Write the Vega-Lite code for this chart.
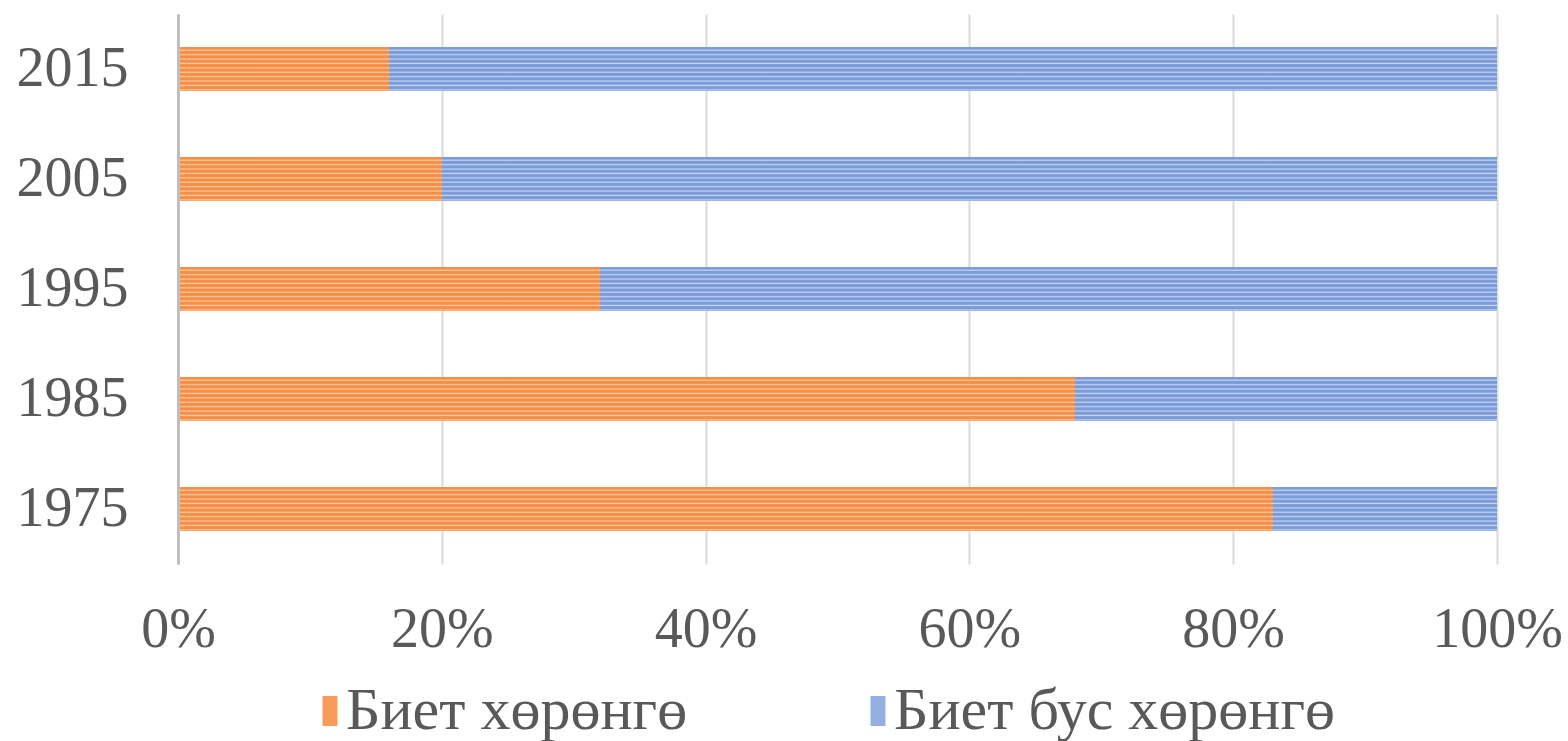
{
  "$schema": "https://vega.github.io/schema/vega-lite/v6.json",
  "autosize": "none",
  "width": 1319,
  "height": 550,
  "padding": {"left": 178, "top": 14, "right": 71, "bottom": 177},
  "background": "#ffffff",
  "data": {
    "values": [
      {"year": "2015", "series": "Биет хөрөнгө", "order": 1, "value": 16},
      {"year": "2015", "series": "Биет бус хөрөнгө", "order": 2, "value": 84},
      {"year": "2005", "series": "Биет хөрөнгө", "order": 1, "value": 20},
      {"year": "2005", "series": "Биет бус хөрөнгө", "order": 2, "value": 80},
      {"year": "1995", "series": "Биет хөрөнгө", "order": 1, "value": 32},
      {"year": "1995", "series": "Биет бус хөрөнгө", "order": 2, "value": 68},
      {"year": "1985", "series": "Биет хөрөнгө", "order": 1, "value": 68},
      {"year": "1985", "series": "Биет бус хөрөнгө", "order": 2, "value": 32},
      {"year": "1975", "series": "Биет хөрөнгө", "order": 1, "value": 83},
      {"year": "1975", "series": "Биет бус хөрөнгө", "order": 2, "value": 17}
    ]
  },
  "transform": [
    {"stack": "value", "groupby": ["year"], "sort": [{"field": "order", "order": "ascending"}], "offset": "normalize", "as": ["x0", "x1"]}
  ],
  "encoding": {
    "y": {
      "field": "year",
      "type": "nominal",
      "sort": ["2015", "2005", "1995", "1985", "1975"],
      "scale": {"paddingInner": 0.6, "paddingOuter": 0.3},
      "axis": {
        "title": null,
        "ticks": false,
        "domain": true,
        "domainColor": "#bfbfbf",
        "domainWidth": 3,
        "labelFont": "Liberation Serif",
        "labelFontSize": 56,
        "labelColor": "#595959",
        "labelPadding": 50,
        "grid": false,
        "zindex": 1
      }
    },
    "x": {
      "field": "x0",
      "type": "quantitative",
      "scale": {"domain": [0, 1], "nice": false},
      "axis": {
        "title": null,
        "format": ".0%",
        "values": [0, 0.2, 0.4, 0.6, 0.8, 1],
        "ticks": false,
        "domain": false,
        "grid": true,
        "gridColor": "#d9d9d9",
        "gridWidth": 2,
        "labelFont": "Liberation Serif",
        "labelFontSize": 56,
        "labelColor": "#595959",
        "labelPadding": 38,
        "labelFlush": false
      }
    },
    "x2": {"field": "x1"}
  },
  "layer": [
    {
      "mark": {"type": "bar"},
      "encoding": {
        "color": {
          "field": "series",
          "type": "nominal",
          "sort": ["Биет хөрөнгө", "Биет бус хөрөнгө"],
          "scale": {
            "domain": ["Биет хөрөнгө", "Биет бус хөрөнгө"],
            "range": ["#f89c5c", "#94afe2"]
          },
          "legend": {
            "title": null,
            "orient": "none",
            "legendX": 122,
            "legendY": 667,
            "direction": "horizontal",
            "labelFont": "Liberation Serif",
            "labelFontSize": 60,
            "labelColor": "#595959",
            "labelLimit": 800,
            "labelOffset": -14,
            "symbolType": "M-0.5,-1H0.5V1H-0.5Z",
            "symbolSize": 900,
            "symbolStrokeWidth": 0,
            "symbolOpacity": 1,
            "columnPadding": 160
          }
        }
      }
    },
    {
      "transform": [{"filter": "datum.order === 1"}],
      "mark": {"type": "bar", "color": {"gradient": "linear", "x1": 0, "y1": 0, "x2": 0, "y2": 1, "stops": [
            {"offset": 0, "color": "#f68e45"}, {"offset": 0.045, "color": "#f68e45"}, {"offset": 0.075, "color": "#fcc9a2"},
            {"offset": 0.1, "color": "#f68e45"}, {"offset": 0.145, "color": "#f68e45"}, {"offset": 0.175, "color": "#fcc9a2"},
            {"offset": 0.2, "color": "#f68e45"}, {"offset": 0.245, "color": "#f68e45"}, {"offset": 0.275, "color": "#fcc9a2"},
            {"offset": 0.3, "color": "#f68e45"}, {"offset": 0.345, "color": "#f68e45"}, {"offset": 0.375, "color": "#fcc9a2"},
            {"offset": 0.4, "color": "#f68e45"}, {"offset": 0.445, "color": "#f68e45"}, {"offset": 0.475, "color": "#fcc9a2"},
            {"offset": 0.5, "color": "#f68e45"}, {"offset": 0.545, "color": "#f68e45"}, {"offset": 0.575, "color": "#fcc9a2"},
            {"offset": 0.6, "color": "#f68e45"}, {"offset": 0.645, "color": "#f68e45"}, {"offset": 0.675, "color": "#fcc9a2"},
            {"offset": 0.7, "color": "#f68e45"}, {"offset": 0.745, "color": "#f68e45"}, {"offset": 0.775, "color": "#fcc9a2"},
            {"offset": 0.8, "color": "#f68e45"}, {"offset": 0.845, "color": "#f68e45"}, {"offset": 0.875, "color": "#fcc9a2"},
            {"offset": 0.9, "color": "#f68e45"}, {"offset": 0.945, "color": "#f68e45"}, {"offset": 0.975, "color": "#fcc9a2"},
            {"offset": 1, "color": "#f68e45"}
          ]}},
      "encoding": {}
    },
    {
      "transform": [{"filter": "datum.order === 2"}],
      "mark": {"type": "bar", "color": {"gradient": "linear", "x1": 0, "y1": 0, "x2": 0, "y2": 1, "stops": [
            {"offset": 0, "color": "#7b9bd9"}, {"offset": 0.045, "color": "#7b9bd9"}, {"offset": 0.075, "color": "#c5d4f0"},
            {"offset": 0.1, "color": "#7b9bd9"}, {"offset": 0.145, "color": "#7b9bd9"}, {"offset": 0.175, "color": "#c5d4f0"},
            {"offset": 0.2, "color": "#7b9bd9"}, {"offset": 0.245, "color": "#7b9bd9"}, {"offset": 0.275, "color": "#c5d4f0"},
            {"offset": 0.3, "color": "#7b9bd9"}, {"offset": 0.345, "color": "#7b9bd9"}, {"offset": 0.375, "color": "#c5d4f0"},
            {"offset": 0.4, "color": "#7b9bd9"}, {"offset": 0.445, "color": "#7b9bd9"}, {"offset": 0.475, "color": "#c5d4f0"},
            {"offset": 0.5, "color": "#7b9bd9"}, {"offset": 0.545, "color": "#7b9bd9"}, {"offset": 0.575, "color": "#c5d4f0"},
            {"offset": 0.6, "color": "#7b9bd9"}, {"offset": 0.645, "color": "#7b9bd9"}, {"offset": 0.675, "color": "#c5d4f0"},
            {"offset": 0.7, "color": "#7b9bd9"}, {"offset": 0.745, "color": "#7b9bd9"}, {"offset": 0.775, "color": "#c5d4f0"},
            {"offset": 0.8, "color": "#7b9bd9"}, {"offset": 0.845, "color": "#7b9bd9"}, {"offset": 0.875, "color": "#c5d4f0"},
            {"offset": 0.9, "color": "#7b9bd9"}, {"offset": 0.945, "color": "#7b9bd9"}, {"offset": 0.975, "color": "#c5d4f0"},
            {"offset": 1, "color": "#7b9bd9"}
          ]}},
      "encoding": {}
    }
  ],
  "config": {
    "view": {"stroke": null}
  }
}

### Task prompt
Write out the listing word for word, omitting the pictures it holds.

### Problem solution
Write the Vega-Lite code for this chart.
{
  "$schema": "https://vega.github.io/schema/vega-lite/v6.json",
  "autosize": "none",
  "width": 1319,
  "height": 550,
  "padding": {"left": 178, "top": 14, "right": 71, "bottom": 177},
  "background": "#ffffff",
  "data": {
    "values": [
      {"year": "2015", "series": "Биет хөрөнгө", "order": 1, "value": 16},
      {"year": "2015", "series": "Биет бус хөрөнгө", "order": 2, "value": 84},
      {"year": "2005", "series": "Биет хөрөнгө", "order": 1, "value": 20},
      {"year": "2005", "series": "Биет бус хөрөнгө", "order": 2, "value": 80},
      {"year": "1995", "series": "Биет хөрөнгө", "order": 1, "value": 32},
      {"year": "1995", "series": "Биет бус хөрөнгө", "order": 2, "value": 68},
      {"year": "1985", "series": "Биет хөрөнгө", "order": 1, "value": 68},
      {"year": "1985", "series": "Биет бус хөрөнгө", "order": 2, "value": 32},
      {"year": "1975", "series": "Биет хөрөнгө", "order": 1, "value": 83},
      {"year": "1975", "series": "Биет бус хөрөнгө", "order": 2, "value": 17}
    ]
  },
  "transform": [
    {"stack": "value", "groupby": ["year"], "sort": [{"field": "order", "order": "ascending"}], "offset": "normalize", "as": ["x0", "x1"]}
  ],
  "encoding": {
    "y": {
      "field": "year",
      "type": "nominal",
      "sort": ["2015", "2005", "1995", "1985", "1975"],
      "scale": {"paddingInner": 0.6, "paddingOuter": 0.3},
      "axis": {
        "title": null,
        "ticks": false,
        "domain": true,
        "domainColor": "#bfbfbf",
        "domainWidth": 3,
        "labelFont": "Liberation Serif",
        "labelFontSize": 56,
        "labelColor": "#595959",
        "labelPadding": 50,
        "grid": false,
        "zindex": 1
      }
    },
    "x": {
      "field": "x0",
      "type": "quantitative",
      "scale": {"domain": [0, 1], "nice": false},
      "axis": {
        "title": null,
        "format": ".0%",
        "values": [0, 0.2, 0.4, 0.6, 0.8, 1],
        "ticks": false,
        "domain": false,
        "grid": true,
        "gridColor": "#d9d9d9",
        "gridWidth": 2,
        "labelFont": "Liberation Serif",
        "labelFontSize": 56,
        "labelColor": "#595959",
        "labelPadding": 38,
        "labelFlush": false
      }
    },
    "x2": {"field": "x1"}
  },
  "layer": [
    {
      "mark": {"type": "bar"},
      "encoding": {
        "color": {
          "field": "series",
          "type": "nominal",
          "sort": ["Биет хөрөнгө", "Биет бус хөрөнгө"],
          "scale": {
            "domain": ["Биет хөрөнгө", "Биет бус хөрөнгө"],
            "range": ["#f89c5c", "#94afe2"]
          },
          "legend": {
            "title": null,
            "orient": "none",
            "legendX": 122,
            "legendY": 667,
            "direction": "horizontal",
            "labelFont": "Liberation Serif",
            "labelFontSize": 60,
            "labelColor": "#595959",
            "labelLimit": 800,
            "labelOffset": -14,
            "symbolType": "M-0.5,-1H0.5V1H-0.5Z",
            "symbolSize": 900,
            "symbolStrokeWidth": 0,
            "symbolOpacity": 1,
            "columnPadding": 160
          }
        }
      }
    },
    {
      "transform": [{"filter": "datum.order === 1"}],
      "mark": {"type": "bar", "color": {"gradient": "linear", "x1": 0, "y1": 0, "x2": 0, "y2": 1, "stops": [
            {"offset": 0, "color": "#f68e45"}, {"offset": 0.045, "color": "#f68e45"}, {"offset": 0.075, "color": "#fcc9a2"},
            {"offset": 0.1, "color": "#f68e45"}, {"offset": 0.145, "color": "#f68e45"}, {"offset": 0.175, "color": "#fcc9a2"},
            {"offset": 0.2, "color": "#f68e45"}, {"offset": 0.245, "color": "#f68e45"}, {"offset": 0.275, "color": "#fcc9a2"},
            {"offset": 0.3, "color": "#f68e45"}, {"offset": 0.345, "color": "#f68e45"}, {"offset": 0.375, "color": "#fcc9a2"},
            {"offset": 0.4, "color": "#f68e45"}, {"offset": 0.445, "color": "#f68e45"}, {"offset": 0.475, "color": "#fcc9a2"},
            {"offset": 0.5, "color": "#f68e45"}, {"offset": 0.545, "color": "#f68e45"}, {"offset": 0.575, "color": "#fcc9a2"},
            {"offset": 0.6, "color": "#f68e45"}, {"offset": 0.645, "color": "#f68e45"}, {"offset": 0.675, "color": "#fcc9a2"},
            {"offset": 0.7, "color": "#f68e45"}, {"offset": 0.745, "color": "#f68e45"}, {"offset": 0.775, "color": "#fcc9a2"},
            {"offset": 0.8, "color": "#f68e45"}, {"offset": 0.845, "color": "#f68e45"}, {"offset": 0.875, "color": "#fcc9a2"},
            {"offset": 0.9, "color": "#f68e45"}, {"offset": 0.945, "color": "#f68e45"}, {"offset": 0.975, "color": "#fcc9a2"},
            {"offset": 1, "color": "#f68e45"}
          ]}},
      "encoding": {}
    },
    {
      "transform": [{"filter": "datum.order === 2"}],
      "mark": {"type": "bar", "color": {"gradient": "linear", "x1": 0, "y1": 0, "x2": 0, "y2": 1, "stops": [
            {"offset": 0, "color": "#7b9bd9"}, {"offset": 0.045, "color": "#7b9bd9"}, {"offset": 0.075, "color": "#c5d4f0"},
            {"offset": 0.1, "color": "#7b9bd9"}, {"offset": 0.145, "color": "#7b9bd9"}, {"offset": 0.175, "color": "#c5d4f0"},
            {"offset": 0.2, "color": "#7b9bd9"}, {"offset": 0.245, "color": "#7b9bd9"}, {"offset": 0.275, "color": "#c5d4f0"},
            {"offset": 0.3, "color": "#7b9bd9"}, {"offset": 0.345, "color": "#7b9bd9"}, {"offset": 0.375, "color": "#c5d4f0"},
            {"offset": 0.4, "color": "#7b9bd9"}, {"offset": 0.445, "color": "#7b9bd9"}, {"offset": 0.475, "color": "#c5d4f0"},
            {"offset": 0.5, "color": "#7b9bd9"}, {"offset": 0.545, "color": "#7b9bd9"}, {"offset": 0.575, "color": "#c5d4f0"},
            {"offset": 0.6, "color": "#7b9bd9"}, {"offset": 0.645, "color": "#7b9bd9"}, {"offset": 0.675, "color": "#c5d4f0"},
            {"offset": 0.7, "color": "#7b9bd9"}, {"offset": 0.745, "color": "#7b9bd9"}, {"offset": 0.775, "color": "#c5d4f0"},
            {"offset": 0.8, "color": "#7b9bd9"}, {"offset": 0.845, "color": "#7b9bd9"}, {"offset": 0.875, "color": "#c5d4f0"},
            {"offset": 0.9, "color": "#7b9bd9"}, {"offset": 0.945, "color": "#7b9bd9"}, {"offset": 0.975, "color": "#c5d4f0"},
            {"offset": 1, "color": "#7b9bd9"}
          ]}},
      "encoding": {}
    }
  ],
  "config": {
    "view": {"stroke": null}
  }
}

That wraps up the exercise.